Self-knowledge feeds growth
“A 1-2-3 punch” is how Dick Lavey describes the triple challenge experienced by the insurance industry in recent years. Inflation, weather volatility, and the liability crisis triggered by a rising tide of claims have all battered the sector.
Yet The Hanover Group has emerged stronger, according to Chief Operating Officer Dick Lavey. Diversification of earnings has never been better, he says, with personal lines, core commercial, and specialty customers all contributing substantially to $6.3 billion of net premiums written in 2025.[1]
Lavey attributes the group’s health partly to its distinctive identity in the market. “If you stay true to who you are and how you go to market, you can better manage that volatility,” he says.
Hanover aims to combine the scale of a national company with the local presence and relationships of a local carrier. It is pursuing growth by strengthening agent partnerships, widening its product portfolio, and advancing its use of technology.
“If you stay true to who you are and how you go to market, you can better manage volatility.”
Dick Lavey, Chief Operating Officer, The Hanover Group
Practical tools for agents and clients
Lavey, who has been with the group for 20 years, accepts the primary and non-contributory (PNC) industry could stand to improve its image. The Hanover Group is doing its bit by “evolving from a pure risk transfer vehicle to more of a proactive risk prevention platform”.
For example, Hanover’s proprietary tool, Agency Insights, is designed to support its network of independent agents to better understand their own operations.
That’s especially important in the current environment of high acquisition activity in the distribution channel. “We spend a lot of time helping agents to think about how they consolidate markets,” says Lavey, “and what they can do to serve their customers better.”
Hanover also provides services to reduce customers’ risks. A 24-hour nurse triage service is designed to ensure injured workers get the swift medical care they need, while installation of water and temperature sensors protects property: “We’ve put around 25,000 of these into customers’ buildings,” Lavey says. “It’s helped us, and them, to save millions of dollars.”
Taking AI to the next level
Having spent much of the past decade modernizing its legacy systems, Hanover is now embarking on a new phase of transformation.
That starts with using AI tools to support employees with standard tasks such as contract-writing.

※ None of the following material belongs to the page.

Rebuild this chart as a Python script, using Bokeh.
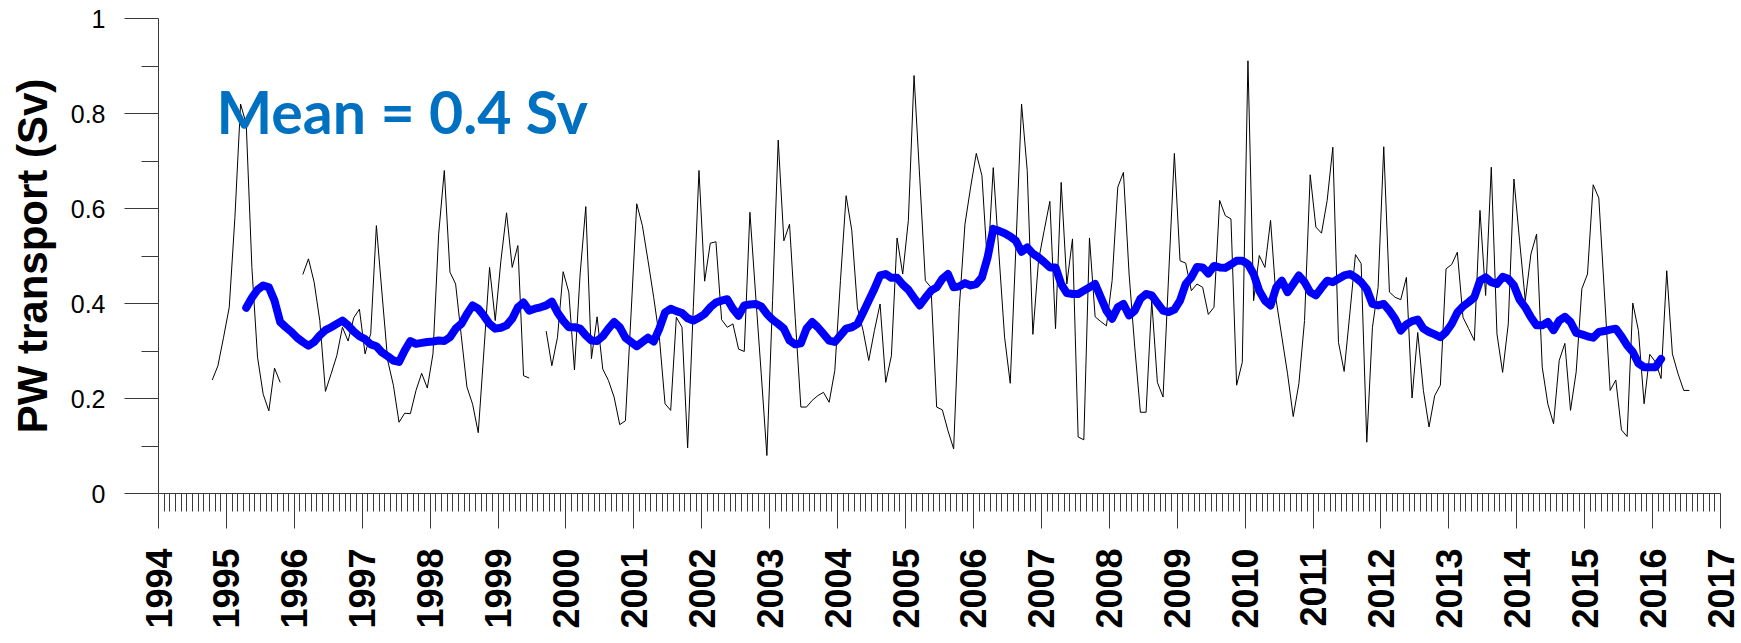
import math
from bokeh.plotting import figure
from bokeh.models import FixedTicker, Label
from bokeh.embed import file_html
from bokeh.resources import INLINE

# ---------------- data ----------------
# Monthly PW transport (Sv), first value = Oct 1994, last = Jul 2016 (None = no data)
pw_start_year, pw_start_month = 1994, 10
pw_monthly = [
    # Oct 1994 - Oct 1995
    0.239, 0.269, 0.329, 0.392, 0.581, 0.820, 0.778, 0.476, 0.287, 0.209, 0.174, 0.264, 0.234,
    # Nov 1995 - Jan 1996 (gap)
    None, None, None,
    # Feb 1996 - Feb 1997
    0.461, 0.494, 0.445, 0.364, 0.215, 0.252, 0.290, 0.350, 0.321, 0.370, 0.388, 0.294, 0.337,
    # Mar 1997 - Jun 1999
    0.564, 0.420, 0.280, 0.228, 0.150, 0.169, 0.168, 0.217, 0.253, 0.222, 0.294, 0.546, 0.680, 0.466,
    0.441, 0.332, 0.224, 0.188, 0.128, 0.300, 0.476, 0.364, 0.490, 0.591, 0.476, 0.522, 0.248, 0.243,
    # Jul - Aug 1999 (gap)
    None, None,
    # Sep 1999 - Feb 2002
    0.342, 0.269, 0.329, 0.467, 0.424, 0.260, 0.462, 0.604, 0.284, 0.372, 0.262, 0.238, 0.203, 0.145, 0.153,
    0.378, 0.610, 0.564, 0.490, 0.413, 0.329, 0.189, 0.175, 0.371, 0.350, 0.096, 0.392, 0.680, 0.447, 0.527,
    # Mar 2002 - Aug 2004
    0.530, 0.366, 0.350, 0.357, 0.304, 0.299, 0.592, 0.420, 0.252, 0.080, 0.406, 0.744, 0.532, 0.567, 0.371,
    0.182, 0.182, 0.196, 0.206, 0.213, 0.192, 0.259, 0.448, 0.627, 0.554, 0.391, 0.343, 0.280, 0.343, 0.399,
    # Sep 2004 - Feb 2007
    0.234, 0.290, 0.538, 0.462, 0.575, 0.880, 0.666, 0.448, 0.434, 0.182, 0.176, 0.132, 0.094, 0.392, 0.567,
    0.645, 0.716, 0.669, 0.476, 0.686, 0.504, 0.329, 0.232, 0.518, 0.820, 0.680, 0.335, 0.491, 0.554, 0.615,
    # Mar 2007 - Aug 2009
    0.347, 0.655, 0.441, 0.536, 0.119, 0.113, 0.538, 0.372, 0.362, 0.353, 0.448, 0.645, 0.676, 0.462, 0.308,
    0.171, 0.171, 0.406, 0.234, 0.203, 0.462, 0.716, 0.490, 0.485, 0.427, 0.441, 0.434, 0.377, 0.392, 0.617,
    # Sep 2009 - Feb 2012
    0.585, 0.578, 0.228, 0.276, 0.911, 0.406, 0.501, 0.476, 0.575, 0.406, 0.329, 0.252, 0.162, 0.231, 0.364,
    0.671, 0.561, 0.548, 0.617, 0.729, 0.318, 0.257, 0.378, 0.503, 0.484, 0.108, 0.350, 0.434, 0.730, 0.424,
    # Mar 2012 - Aug 2014
    0.413, 0.408, 0.455, 0.201, 0.339, 0.217, 0.140, 0.206, 0.228, 0.473, 0.482, 0.508, 0.371, 0.347, 0.322,
    0.596, 0.417, 0.687, 0.336, 0.255, 0.357, 0.662, 0.532, 0.406, 0.504, 0.546, 0.266, 0.188, 0.147, 0.280,
    # Sep 2014 - Jul 2016
    0.316, 0.175, 0.256, 0.431, 0.462, 0.650, 0.622, 0.420, 0.217, 0.239, 0.134, 0.120, 0.401, 0.343, 0.189,
    0.293, 0.277, 0.242, 0.469, 0.294, 0.252, 0.217, 0.217,
]

# Running mean (Sv), first value = Apr 1995, last = Feb 2016
mean_start_year, mean_start_month = 1995, 4
pw_running_mean = [
    # Apr 1995 - Feb 1997
    0.391, 0.412, 0.429, 0.438, 0.434, 0.406, 0.361, 0.350, 0.340, 0.328, 0.319, 0.311, 0.319, 0.333, 0.344,
    0.350, 0.357, 0.364, 0.354, 0.341, 0.331, 0.325, 0.314,
    # Mar 1997 - Aug 1999
    0.310, 0.297, 0.289, 0.280, 0.277, 0.301, 0.321, 0.315, 0.317, 0.319, 0.320, 0.322, 0.321, 0.329, 0.347,
    0.357, 0.378, 0.396, 0.389, 0.374, 0.357, 0.347, 0.349, 0.354, 0.368, 0.392, 0.402, 0.385, 0.389, 0.392,
    # Sep 1999 - Feb 2002
    0.396, 0.404, 0.381, 0.364, 0.350, 0.350, 0.347, 0.333, 0.322, 0.321, 0.331, 0.347, 0.361, 0.350, 0.328,
    0.319, 0.310, 0.319, 0.328, 0.320, 0.347, 0.381, 0.389, 0.384, 0.380, 0.369, 0.364, 0.370, 0.378, 0.392,
    # Mar 2002 - Aug 2004
    0.402, 0.406, 0.409, 0.389, 0.374, 0.396, 0.398, 0.399, 0.394, 0.378, 0.366, 0.357, 0.347, 0.322, 0.314,
    0.316, 0.347, 0.361, 0.350, 0.336, 0.322, 0.319, 0.333, 0.347, 0.350, 0.357, 0.381, 0.406, 0.431, 0.459,
    # Sep 2004 - Feb 2007
    0.462, 0.454, 0.454, 0.440, 0.429, 0.412, 0.396, 0.412, 0.427, 0.434, 0.452, 0.462, 0.434, 0.436, 0.443,
    0.438, 0.441, 0.455, 0.497, 0.557, 0.553, 0.548, 0.541, 0.532, 0.509, 0.518, 0.505, 0.497, 0.487, 0.476,
    # Mar 2007 - Aug 2009
    0.476, 0.441, 0.422, 0.420, 0.420, 0.427, 0.434, 0.441, 0.413, 0.385, 0.368, 0.392, 0.399, 0.375, 0.385,
    0.410, 0.420, 0.417, 0.401, 0.385, 0.382, 0.387, 0.406, 0.441, 0.455, 0.477, 0.476, 0.463, 0.479, 0.476,
    # Sep 2009 - Feb 2012
    0.475, 0.482, 0.490, 0.490, 0.483, 0.462, 0.427, 0.406, 0.396, 0.434, 0.448, 0.424, 0.441, 0.459, 0.445,
    0.424, 0.417, 0.433, 0.448, 0.445, 0.452, 0.459, 0.462, 0.455, 0.445, 0.430, 0.399, 0.396, 0.399, 0.385,
    # Mar 2012 - Aug 2014
    0.368, 0.343, 0.356, 0.363, 0.366, 0.347, 0.340, 0.335, 0.329, 0.340, 0.357, 0.381, 0.394, 0.403, 0.413,
    0.448, 0.455, 0.445, 0.441, 0.456, 0.452, 0.438, 0.408, 0.392, 0.371, 0.354, 0.354, 0.361, 0.344, 0.364,
    # Sep 2014 - Feb 2016
    0.372, 0.361, 0.338, 0.335, 0.331, 0.328, 0.340, 0.342, 0.345, 0.347, 0.331, 0.312, 0.298, 0.274, 0.266,
    0.266, 0.266, 0.283,
]

year_ticks = list(range(1994, 2018))
y_ticks = [0, 0.2, 0.4, 0.6, 0.8, 1]
y_tick_labels = ["0", "0.2", "0.4", "0.6", "0.8", "1"]
y_minor = [0.1, 0.3, 0.5, 0.7, 0.9]
mean_text = "Mean = 0.4 Sv"
y_title = "PW transport (Sv)"


def month_time(y0, m0, i):
    k = (m0 - 1) + i
    return y0 + (k + 0.5) / 12.0


pw_x = [month_time(pw_start_year, pw_start_month, i) for i in range(len(pw_monthly))]
pw_y = [float("nan") if v is None else v for v in pw_monthly]
mean_x = [month_time(mean_start_year, mean_start_month, i) for i in range(len(pw_running_mean))]

month_minor = [y + m / 12.0 for y in range(1994, 2017) for m in range(1, 12)]

# ---------------- figure ----------------
p = figure(width=1741, height=643, x_range=(1994, 2017), y_range=(0, 1),
           output_backend="svg", toolbar_location=None,
           min_border_left=158, min_border_right=21, min_border_top=18, min_border_bottom=150)
p.xgrid.visible = False
p.ygrid.visible = False
p.outline_line_color = None
p.background_fill_color = "white"
p.border_fill_color = "white"

axis_col = "#3a3a3a"

xa = p.xaxis[0]
xa.ticker = FixedTicker(ticks=year_ticks, minor_ticks=month_minor)
xa.major_label_orientation = math.pi / 2
xa.major_label_text_font = "Liberation Sans"
xa.major_label_text_font_style = "bold"
xa.major_label_text_font_size = "36px"
xa.major_label_text_color = "black"
xa.major_label_standoff = 20
xa.major_tick_out = 35
xa.major_tick_in = 0
xa.minor_tick_out = 18
xa.minor_tick_in = 0
xa.axis_line_color = axis_col
xa.major_tick_line_color = axis_col
xa.minor_tick_line_color = axis_col

ya = p.yaxis[0]
ya.ticker = FixedTicker(ticks=y_ticks, minor_ticks=y_minor)
ya.major_label_overrides = {t: s for t, s in zip(y_ticks, y_tick_labels)}
ya.major_label_text_font = "Liberation Sans"
ya.major_label_text_font_size = "25px"
ya.major_label_text_color = "black"
ya.major_label_standoff = 19
ya.major_tick_out = 34
ya.major_tick_in = 0
ya.minor_tick_out = 17
ya.minor_tick_in = 0
ya.axis_line_color = axis_col
ya.major_tick_line_color = axis_col
ya.minor_tick_line_color = axis_col
ya.axis_label = y_title
ya.axis_label_text_font = "Liberation Sans"
ya.axis_label_text_font_style = "bold"
ya.axis_label_text_font_size = "42px"
ya.axis_label_text_color = "black"
ya.axis_label_standoff = 12

p.line(pw_x, pw_y, line_color="black", line_width=1)
p.line(mean_x, pw_running_mean, line_color="#0000FF", line_width=8,
       line_join="round", line_cap="round")

lab = Label(x=58, y=382, x_units="screen", y_units="screen", text=mean_text,
            text_font="Lato", text_font_style="bold", text_font_size="59px",
            text_color="#0070C0", text_baseline="alphabetic", text_align="left")
p.add_layout(lab)

open("out.html", "w").write(file_html(p, INLINE))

Beyond this, the group is creating AI agents for digesting and structuring information in underwriting, claims, and service.
“That whole process of taking information in, understanding it better, triaging it, and moving the process along more quickly – that's pretty amazing,” says Lavey.
He foresees the technology evolving to further streamline the automated claims process, for example, as well as improving communication at multiple touchpoints with agents and clients.
“The biggest friction point that these technologies can help with is the whole data exchange from customer to agent to carrier, back to agent, back to customer,” he says. But, he warns, the value of such efficiencies must be captured for the end customer, rather than for technology vendors.
“The biggest friction point that AI helps with is the whole data exchange from customer to agent to carrier, back to agent, back to customer.”
Dick Lavey, Chief Operating Officer, The Hanover Group
Humanity tempers tech
Crisper communication within the organization itself is also a priority for Lavey. Effectively conveying the vision to employees is his top leadership principle, followed by “ruthless prioritization” of activities.
The advance of technology needs to be presented and balanced with “a heavy dose of humanity, to bring people along,” he elaborates.
“There's a bit of sci-fi mystique to this AI agent movement,” he adds. “We can’t lose sight of the fact that we're talking about people and their jobs and getting them excited about evolving what they're going to do in the future.”